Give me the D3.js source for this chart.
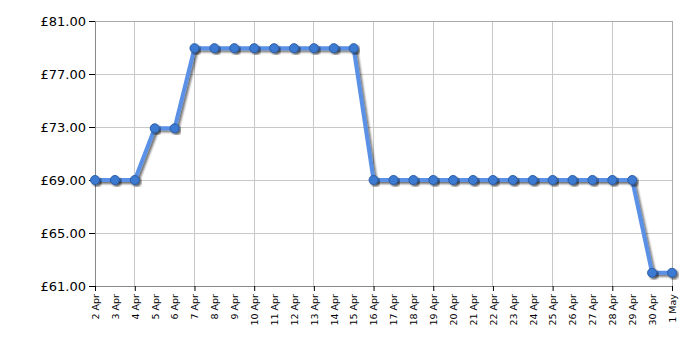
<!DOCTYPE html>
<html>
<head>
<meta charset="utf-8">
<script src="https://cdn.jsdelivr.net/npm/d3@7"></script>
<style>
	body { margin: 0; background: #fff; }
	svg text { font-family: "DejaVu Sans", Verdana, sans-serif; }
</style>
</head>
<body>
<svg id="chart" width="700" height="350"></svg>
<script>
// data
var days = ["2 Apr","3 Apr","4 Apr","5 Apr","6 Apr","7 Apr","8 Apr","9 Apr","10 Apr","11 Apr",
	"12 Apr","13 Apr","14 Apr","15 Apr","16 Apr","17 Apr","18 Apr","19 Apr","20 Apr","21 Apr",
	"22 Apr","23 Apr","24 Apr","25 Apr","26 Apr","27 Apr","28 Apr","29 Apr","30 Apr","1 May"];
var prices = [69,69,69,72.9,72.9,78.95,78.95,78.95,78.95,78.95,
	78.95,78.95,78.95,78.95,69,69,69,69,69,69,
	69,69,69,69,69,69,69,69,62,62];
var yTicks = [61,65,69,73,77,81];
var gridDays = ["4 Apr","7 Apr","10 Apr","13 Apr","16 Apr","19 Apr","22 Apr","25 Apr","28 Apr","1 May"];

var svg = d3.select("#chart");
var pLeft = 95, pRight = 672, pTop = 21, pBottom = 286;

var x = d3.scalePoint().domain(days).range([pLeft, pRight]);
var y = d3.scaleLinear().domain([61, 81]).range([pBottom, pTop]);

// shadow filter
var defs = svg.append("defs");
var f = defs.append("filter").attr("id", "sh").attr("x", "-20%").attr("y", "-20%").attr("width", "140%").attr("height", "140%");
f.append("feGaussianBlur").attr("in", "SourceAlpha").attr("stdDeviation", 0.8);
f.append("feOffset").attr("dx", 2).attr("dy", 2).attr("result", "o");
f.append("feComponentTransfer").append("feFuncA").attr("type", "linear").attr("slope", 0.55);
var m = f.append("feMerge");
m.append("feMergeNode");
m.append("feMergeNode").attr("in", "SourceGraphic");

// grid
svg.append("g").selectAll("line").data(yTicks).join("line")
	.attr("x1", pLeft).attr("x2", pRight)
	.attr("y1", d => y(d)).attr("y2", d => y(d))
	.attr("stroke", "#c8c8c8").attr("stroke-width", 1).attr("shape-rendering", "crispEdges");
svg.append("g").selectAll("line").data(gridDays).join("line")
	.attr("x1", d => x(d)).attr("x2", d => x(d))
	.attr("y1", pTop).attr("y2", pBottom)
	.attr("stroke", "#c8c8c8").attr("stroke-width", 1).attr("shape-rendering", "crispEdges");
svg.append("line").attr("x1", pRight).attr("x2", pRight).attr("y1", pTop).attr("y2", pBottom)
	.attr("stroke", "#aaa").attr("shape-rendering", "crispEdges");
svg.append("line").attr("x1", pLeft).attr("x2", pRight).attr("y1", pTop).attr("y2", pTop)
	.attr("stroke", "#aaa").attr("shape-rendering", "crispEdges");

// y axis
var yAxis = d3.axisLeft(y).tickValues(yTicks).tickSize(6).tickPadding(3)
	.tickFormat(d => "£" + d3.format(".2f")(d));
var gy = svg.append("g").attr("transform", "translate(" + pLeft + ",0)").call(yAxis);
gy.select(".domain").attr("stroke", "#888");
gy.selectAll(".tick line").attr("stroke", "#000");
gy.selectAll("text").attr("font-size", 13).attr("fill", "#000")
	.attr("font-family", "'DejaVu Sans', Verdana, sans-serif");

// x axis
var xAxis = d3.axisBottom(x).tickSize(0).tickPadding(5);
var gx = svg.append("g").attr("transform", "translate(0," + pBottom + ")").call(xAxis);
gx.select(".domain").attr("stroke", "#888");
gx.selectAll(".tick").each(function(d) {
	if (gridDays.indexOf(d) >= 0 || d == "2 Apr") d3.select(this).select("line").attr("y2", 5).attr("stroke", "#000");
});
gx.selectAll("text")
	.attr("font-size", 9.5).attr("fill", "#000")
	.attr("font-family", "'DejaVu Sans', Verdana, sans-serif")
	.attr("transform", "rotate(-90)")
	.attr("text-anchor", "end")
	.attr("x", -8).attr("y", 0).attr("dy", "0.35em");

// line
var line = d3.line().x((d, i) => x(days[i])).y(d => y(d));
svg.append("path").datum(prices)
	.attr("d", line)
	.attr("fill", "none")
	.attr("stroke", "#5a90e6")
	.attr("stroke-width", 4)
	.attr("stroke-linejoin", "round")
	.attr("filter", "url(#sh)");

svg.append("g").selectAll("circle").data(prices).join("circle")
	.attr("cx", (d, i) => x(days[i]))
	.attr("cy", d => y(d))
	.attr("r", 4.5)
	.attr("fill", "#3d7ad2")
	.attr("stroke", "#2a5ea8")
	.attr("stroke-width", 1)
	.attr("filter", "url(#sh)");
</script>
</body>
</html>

--

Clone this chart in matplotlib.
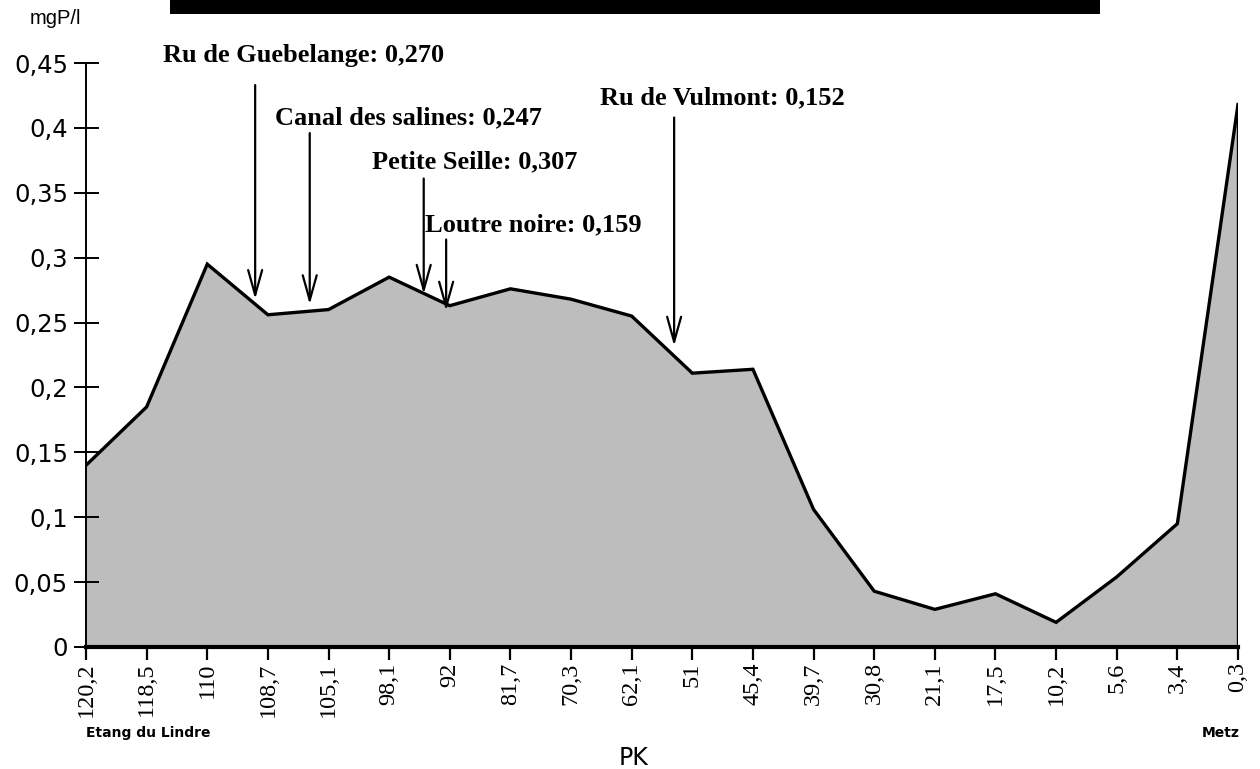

**WORK TO COMPLETE:** Give only the lines from the one with "Give me the D3.js source for this chart." to the one with "var pLeft = 95, pRight", both included, again and exactly; leave the images out.

**ANSWER TO THIS EXERCISE:**
Give me the D3.js source for this chart.
<!DOCTYPE html>
<html>
<head>
<meta charset="utf-8">
<script src="https://cdn.jsdelivr.net/npm/d3@7"></script>
<style>
	body { margin: 0; background: #fff; }
	svg text { font-family: "DejaVu Sans", Verdana, sans-serif; }
</style>
</head>
<body>
<svg id="chart" width="700" height="350"></svg>
<script>
// data
var days = ["2 Apr","3 Apr","4 Apr","5 Apr","6 Apr","7 Apr","8 Apr","9 Apr","10 Apr","11 Apr",
	"12 Apr","13 Apr","14 Apr","15 Apr","16 Apr","17 Apr","18 Apr","19 Apr","20 Apr","21 Apr",
	"22 Apr","23 Apr","24 Apr","25 Apr","26 Apr","27 Apr","28 Apr","29 Apr","30 Apr","1 May"];
var prices = [69,69,69,72.9,72.9,78.95,78.95,78.95,78.95,78.95,
	78.95,78.95,78.95,78.95,69,69,69,69,69,69,
	69,69,69,69,69,69,69,69,62,62];
var yTicks = [61,65,69,73,77,81];
var gridDays = ["4 Apr","7 Apr","10 Apr","13 Apr","16 Apr","19 Apr","22 Apr","25 Apr","28 Apr","1 May"];

var svg = d3.select("#chart");
var pLeft = 95, pRight = 672, pTop = 21, pBottom = 286;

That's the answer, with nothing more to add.